_Supplied data_:
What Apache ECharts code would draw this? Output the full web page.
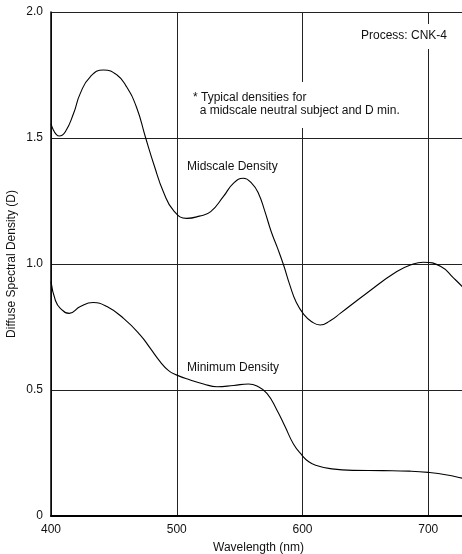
<!DOCTYPE html>
<html>
<head>
<meta charset="utf-8">
<script src="https://cdn.jsdelivr.net/npm/echarts@6/dist/echarts.min.js"></script>
<style>
html,body{margin:0;padding:0;background:#fff;}
#chart{width:462px;height:554px;}
</style>
</head>
<body>
<div id="chart"></div>
<script>
// Wavelength (nm) / density pairs
const midscaleWavelength = [400,406.6,411.4,418,423.3,431.2,441.8,452.5,460,468,475,482,489.5,497.5,508,518,527,537,545,553,560,565,570,575,580,585,590,595,601,607,614,622,630,651,675,688,696,710,720,727,731];
const midscaleDensity    = [1.556,1.508,1.525,1.598,1.677,1.743,1.770,1.750,1.704,1.622,1.505,1.392,1.285,1.212,1.181,1.190,1.208,1.267,1.320,1.340,1.318,1.280,1.210,1.130,1.065,0.995,0.915,0.848,0.800,0.772,0.758,0.775,0.804,0.884,0.970,1.000,1.007,0.990,0.945,0.910,0.885];
const minimumWavelength  = [400,403.4,407.4,414.5,423.3,433.4,444.5,457.7,471,479,486.9,493.5,499.6,510.7,521.3,532,545.2,557,563.8,571.7,579.6,586.2,592.9,599.5,605,611.4,622,640,664,685,700,715,727,731];
const minimumDensity     = [0.930,0.857,0.824,0.804,0.831,0.847,0.831,0.784,0.718,0.665,0.612,0.577,0.560,0.540,0.524,0.513,0.518,0.524,0.516,0.487,0.421,0.354,0.285,0.242,0.215,0.200,0.188,0.181,0.180,0.178,0.173,0.163,0.150,0.146];
const xTicks = [400,500,600,700];
const yTickLabels = {0:'0',0.5:'0.5',1:'1.0',1.5:'1.5',2:'2.0'};

const zip = (xs, ys) => xs.map((x, i) => [x, ys[i]]);
const FONT = 'Liberation Sans, Arial, sans-serif';

const chart = echarts.init(document.getElementById('chart'), null, {renderer: 'canvas'});
chart.setOption({
  backgroundColor: '#fff',
  animation: false,
  grid: {left: 51, top: 12, width: 415, height: 504, containLabel: false, outerBoundsMode: 'none'},
  xAxis: {
    type: 'value', min: 400, max: 730, interval: 100,
    axisLine: {show: true, lineStyle: {color: '#000', width: 2}},
    axisTick: {show: false},
    axisLabel: {color: '#111', fontFamily: FONT, fontSize: 12, margin: 8,
      formatter: v => xTicks.indexOf(v) >= 0 ? String(v) : ''},
    splitLine: {show: true, lineStyle: {color: '#222', width: 1}},
    name: 'Wavelength (nm)', nameLocation: 'middle', nameGap: 26, nameMoveOverlap: false,
    nameTextStyle: {color: '#111', fontFamily: FONT, fontSize: 12}
  },
  yAxis: {
    type: 'value', min: 0, max: 2, interval: 0.5,
    axisLine: {show: true, lineStyle: {color: '#000', width: 1.5}},
    axisTick: {show: false},
    axisLabel: {color: '#111', fontFamily: FONT, fontSize: 12, margin: 8,
      formatter: v => yTickLabels[v] !== undefined ? yTickLabels[v] : ''},
    splitLine: {show: true, lineStyle: {color: '#222', width: 1}},
    name: 'Diffuse Spectral Density (D)', nameLocation: 'middle', nameGap: 33, nameMoveOverlap: false,
    nameTextStyle: {color: '#111', fontFamily: FONT, fontSize: 12}
  },
  series: [
    {type: 'line', name: 'Midscale Density', data: zip(midscaleWavelength, midscaleDensity),
     smooth: 0.5, symbol: 'none', lineStyle: {color: '#000', width: 1.1}, z: 3},
    {type: 'line', name: 'Minimum Density', data: zip(minimumWavelength, minimumDensity),
     smooth: 0.5, symbol: 'none', lineStyle: {color: '#000', width: 1.1}, z: 3}
  ],
  graphic: [
    {type: 'text', left: 357, top: 24, z: 10,
     style: {text: 'Process: CNK-4', font: '12px ' + FONT, fill: '#111',
       backgroundColor: '#fff', padding: [6, 4, 7, 4]}},
    {type: 'text', left: 190, top: 82, z: 10,
     style: {text: '* Typical densities for\n  a midscale neutral subject and D min.', font: '12px ' + FONT,
       fill: '#111', lineHeight: 13, backgroundColor: '#fff', padding: [9, 4, 11, 3]}},
    {type: 'text', left: 187, top: 161, z: 10,
     style: {text: 'Midscale Density', font: '12px ' + FONT, fill: '#111'}},
    {type: 'text', left: 187, top: 362, z: 10,
     style: {text: 'Minimum Density', font: '12px ' + FONT, fill: '#111'}}
  ]
});
</script>
</body>
</html>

_Exercise goal_:
Reproduce the data above in full, exactly as it is, with the pictures left out.

_Full answer_:
What Apache ECharts code would draw this? Output the full web page.
<!DOCTYPE html>
<html>
<head>
<meta charset="utf-8">
<script src="https://cdn.jsdelivr.net/npm/echarts@6/dist/echarts.min.js"></script>
<style>
html,body{margin:0;padding:0;background:#fff;}
#chart{width:462px;height:554px;}
</style>
</head>
<body>
<div id="chart"></div>
<script>
// Wavelength (nm) / density pairs
const midscaleWavelength = [400,406.6,411.4,418,423.3,431.2,441.8,452.5,460,468,475,482,489.5,497.5,508,518,527,537,545,553,560,565,570,575,580,585,590,595,601,607,614,622,630,651,675,688,696,710,720,727,731];
const midscaleDensity    = [1.556,1.508,1.525,1.598,1.677,1.743,1.770,1.750,1.704,1.622,1.505,1.392,1.285,1.212,1.181,1.190,1.208,1.267,1.320,1.340,1.318,1.280,1.210,1.130,1.065,0.995,0.915,0.848,0.800,0.772,0.758,0.775,0.804,0.884,0.970,1.000,1.007,0.990,0.945,0.910,0.885];
const minimumWavelength  = [400,403.4,407.4,414.5,423.3,433.4,444.5,457.7,471,479,486.9,493.5,499.6,510.7,521.3,532,545.2,557,563.8,571.7,579.6,586.2,592.9,599.5,605,611.4,622,640,664,685,700,715,727,731];
const minimumDensity     = [0.930,0.857,0.824,0.804,0.831,0.847,0.831,0.784,0.718,0.665,0.612,0.577,0.560,0.540,0.524,0.513,0.518,0.524,0.516,0.487,0.421,0.354,0.285,0.242,0.215,0.200,0.188,0.181,0.180,0.178,0.173,0.163,0.150,0.146];
const xTicks = [400,500,600,700];
const yTickLabels = {0:'0',0.5:'0.5',1:'1.0',1.5:'1.5',2:'2.0'};

const zip = (xs, ys) => xs.map((x, i) => [x, ys[i]]);
const FONT = 'Liberation Sans, Arial, sans-serif';

const chart = echarts.init(document.getElementById('chart'), null, {renderer: 'canvas'});
chart.setOption({
  backgroundColor: '#fff',
  animation: false,
  grid: {left: 51, top: 12, width: 415, height: 504, containLabel: false, outerBoundsMode: 'none'},
  xAxis: {
    type: 'value', min: 400, max: 730, interval: 100,
    axisLine: {show: true, lineStyle: {color: '#000', width: 2}},
    axisTick: {show: false},
    axisLabel: {color: '#111', fontFamily: FONT, fontSize: 12, margin: 8,
      formatter: v => xTicks.indexOf(v) >= 0 ? String(v) : ''},
    splitLine: {show: true, lineStyle: {color: '#222', width: 1}},
    name: 'Wavelength (nm)', nameLocation: 'middle', nameGap: 26, nameMoveOverlap: false,
    nameTextStyle: {color: '#111', fontFamily: FONT, fontSize: 12}
  },
  yAxis: {
    type: 'value', min: 0, max: 2, interval: 0.5,
    axisLine: {show: true, lineStyle: {color: '#000', width: 1.5}},
    axisTick: {show: false},
    axisLabel: {color: '#111', fontFamily: FONT, fontSize: 12, margin: 8,
      formatter: v => yTickLabels[v] !== undefined ? yTickLabels[v] : ''},
    splitLine: {show: true, lineStyle: {color: '#222', width: 1}},
    name: 'Diffuse Spectral Density (D)', nameLocation: 'middle', nameGap: 33, nameMoveOverlap: false,
    nameTextStyle: {color: '#111', fontFamily: FONT, fontSize: 12}
  },
  series: [
    {type: 'line', name: 'Midscale Density', data: zip(midscaleWavelength, midscaleDensity),
     smooth: 0.5, symbol: 'none', lineStyle: {color: '#000', width: 1.1}, z: 3},
    {type: 'line', name: 'Minimum Density', data: zip(minimumWavelength, minimumDensity),
     smooth: 0.5, symbol: 'none', lineStyle: {color: '#000', width: 1.1}, z: 3}
  ],
  graphic: [
    {type: 'text', left: 357, top: 24, z: 10,
     style: {text: 'Process: CNK-4', font: '12px ' + FONT, fill: '#111',
       backgroundColor: '#fff', padding: [6, 4, 7, 4]}},
    {type: 'text', left: 190, top: 82, z: 10,
     style: {text: '* Typical densities for\n  a midscale neutral subject and D min.', font: '12px ' + FONT,
       fill: '#111', lineHeight: 13, backgroundColor: '#fff', padding: [9, 4, 11, 3]}},
    {type: 'text', left: 187, top: 161, z: 10,
     style: {text: 'Midscale Density', font: '12px ' + FONT, fill: '#111'}},
    {type: 'text', left: 187, top: 362, z: 10,
     style: {text: 'Minimum Density', font: '12px ' + FONT, fill: '#111'}}
  ]
});
</script>
</body>
</html>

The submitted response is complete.